Doyle v. Harben

660 S.W.2d 586 | Tex. App. | 1983

660 S.W.2d 586 (1983)

D.B. DOYLE, d/b/a Doyle Motor Company, Appellant,
v.
Richard L. HARBEN, Appellee.

No. 16925.

Court of Appeals of Texas, San Antonio.

October 26, 1983.
Rehearing Denied November 21, 1983.

*587 Daniel R. Rutherford, Michael D. Valicek, San Antonio, for appellant.

Gordon S. Morris, Kerrville, for appellee.

Before CADENA, C.J., and CANTU and TIJERINA, JJ.

OPINION

TIJERINA, Justice.

Appellant, D.B. Doyle, doing business as Doyle Motor Company, challenges the constitutionality of the Texas Certificate of Title Act when applied in conjunction with breach of warranty provisions of the Texas Business and Commerce Code. We do not find the challenged statutes unconstitutional, and affirm the judgment of the trial court.
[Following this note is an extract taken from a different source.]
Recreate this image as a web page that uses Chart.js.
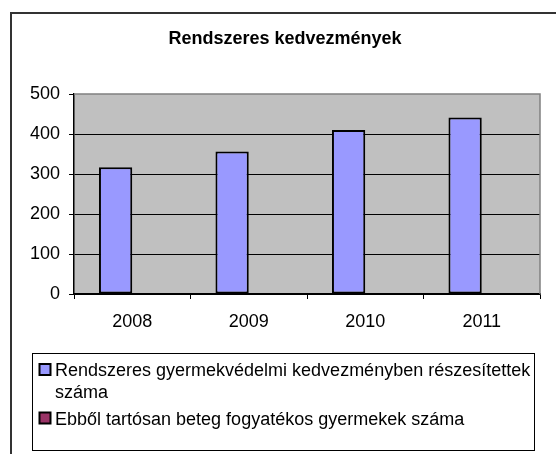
<!DOCTYPE html>
<html>
<head>
<meta charset="utf-8">
<script src="https://cdn.jsdelivr.net/npm/chart.js@4"></script>
<style>
  html, body { margin: 0; padding: 0; background: #fff; }
  #wrap { position: relative; width: 556px; height: 454px; }
</style>
</head>
<body>
<div id="wrap"><canvas id="kedvezmenyek" width="556" height="454"></canvas></div>
<script>
var categories = ['2008', '2009', '2010', '2011'];
var kedvezmenyben = [317, 356, 410, 441];
var tartosanBeteg = [null, null, null, null];
var seriesLabels = [
    'Rendszeres gyermekvédelmi kedvezményben részesítettek száma',
    'Ebből tartósan beteg fogyatékos gyermekek száma'
];
var chartTitle = 'Rendszeres kedvezmények';
var yMin = 0, yMax = 500, yStep = 100;

var FONT = 'Arial, "Liberation Sans", sans-serif';

// frame, plot background, title and the wrapped legend box
var excelLook = {
    id: 'excelLook',
    beforeDraw: function (chart) {
        var c = chart.ctx, a = chart.chartArea;
        c.save();
        c.fillStyle = '#c0c0c0';
        c.fillRect(a.left, a.top, a.right - a.left, a.bottom - a.top);
        c.restore();
    },
    afterDraw: function (chart) {
        var c = chart.ctx, a = chart.chartArea;
        c.save();
        // plot border (top / right)
        c.strokeStyle = '#808080';
        c.lineWidth = 1.5;
        c.beginPath();
        c.moveTo(a.left, a.top);
        c.lineTo(a.right, a.top);
        c.lineTo(a.right, a.bottom);
        c.stroke();

        // outer frame
        c.strokeStyle = '#333';
        c.lineWidth = 2;
        c.beginPath();
        c.moveTo(11, 454);
        c.lineTo(11, 13);
        c.lineTo(556, 13);
        c.stroke();

        // title
        c.fillStyle = '#000';
        c.font = 'bold 18px ' + FONT;
        c.textAlign = 'center';
        c.textBaseline = 'alphabetic';
        c.fillText(chartTitle, 285, 44);

        // legend
        var lx = 32.5, ly = 353.5, lw = 502, lh = 97;
        c.strokeStyle = '#000';
        c.lineWidth = 1;
        c.strokeRect(lx, ly, lw, lh);
        c.font = '18px ' + FONT;
        c.textAlign = 'left';
        var textX = 55, maxW = lx + lw - textX;
        var y = 376, lineH = 21.5;
        chart.data.datasets.forEach(function (ds) {
            c.fillStyle = ds.backgroundColor;
            c.fillRect(39.5, y - 12, 11, 11);
            c.strokeStyle = '#000';
            c.lineWidth = 2;
            c.strokeRect(39.5, y - 12, 11, 11);
            var words = ds.label.split(' '), line = '';
            c.fillStyle = '#000';
            words.forEach(function (w) {
                var test = line ? line + ' ' + w : w;
                if (c.measureText(test).width > maxW && line) {
                    c.fillText(line, textX, y);
                    line = w;
                    y += lineH;
                } else {
                    line = test;
                }
            });
            c.fillText(line, textX, y);
            y += 27;
        });
        c.restore();
    }
};

var ctx = document.getElementById('kedvezmenyek');
var myChart = new Chart(ctx, {
    type: 'bar',
    data: {
        labels: categories,
        datasets: [{
            label: seriesLabels[0],
            data: kedvezmenyben,
            backgroundColor: '#9999ff',
            borderColor: '#000',
            borderWidth: 2,
            borderSkipped: false
        }, {
            label: seriesLabels[1],
            data: tartosanBeteg,
            backgroundColor: '#993366',
            borderColor: '#000',
            borderWidth: 2,
            borderSkipped: false
        }]
    },
    options: {
        responsive: false,
        animation: false,
        devicePixelRatio: 1,
        layout: { padding: { left: 10, right: 16, top: 94, bottom: 120 } },
        datasets: { bar: { categoryPercentage: 2 / 3.5, barPercentage: 1 } },
        plugins: {
            legend: { display: false },
            title: { display: false },
            tooltip: { enabled: false }
        },
        scales: {
            x: {
                afterFit: function (s) { s.height = 40; },
                grid: {
                    offset: true,
                    drawOnChartArea: false,
                    color: '#000',
                    tickLength: 5,
                    tickColor: '#000'
                },
                border: { color: '#000', width: 1.5 },
                ticks: { color: '#000', font: { family: FONT, size: 18 }, padding: 12, maxRotation: 0 }
            },
            y: {
                min: yMin,
                max: yMax,
                afterFit: function (s) { s.width = 64; },
                grid: {
                    color: function (c) { return c.tick.value === yMax ? 'rgba(0,0,0,0)' : '#000'; },
                    tickColor: '#000',
                    tickLength: 5
                },
                border: { color: '#000', width: 1.5 },
                ticks: { stepSize: yStep, color: '#000', font: { family: FONT, size: 18 }, padding: 9 }
            }
        }
    },
    plugins: [excelLook]
});
</script>
</body>
</html>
The case was submitted to the trial court on stipulated facts which reveal that in July of 1979, Robert B. Hollyday offered to sell seven used Cadillacs to appellant. Hollyday returned to appellant's place of business approximately one hour later with "quick titles,"[1] and on the basis of these titles, appellant purchased all seven Cadillacs. Appellee later purchased one of the Cadillacs from appellant for a total price of $8,297.00, including tax and transfer and license fees. In November of 1979 the vehicle was confiscated by the State Department of Public Safety as a stolen vehicle, the theft occurring prior to the transactions between appellant and Hollyday. This suit was instituted by appellee following the confiscation of the automobile. The trial court granted a partial summary judgment *588 finding as a matter of law that a breach of warranty of title had been established. By trial amendment appellant raised the constitutional issues presented in this appeal and sought indemnity against the State of Texas for its "wrongful and negligent acts." The trial court entered judgment awarding appellee actual damages and attorneys' fees, and denying all other relief requested.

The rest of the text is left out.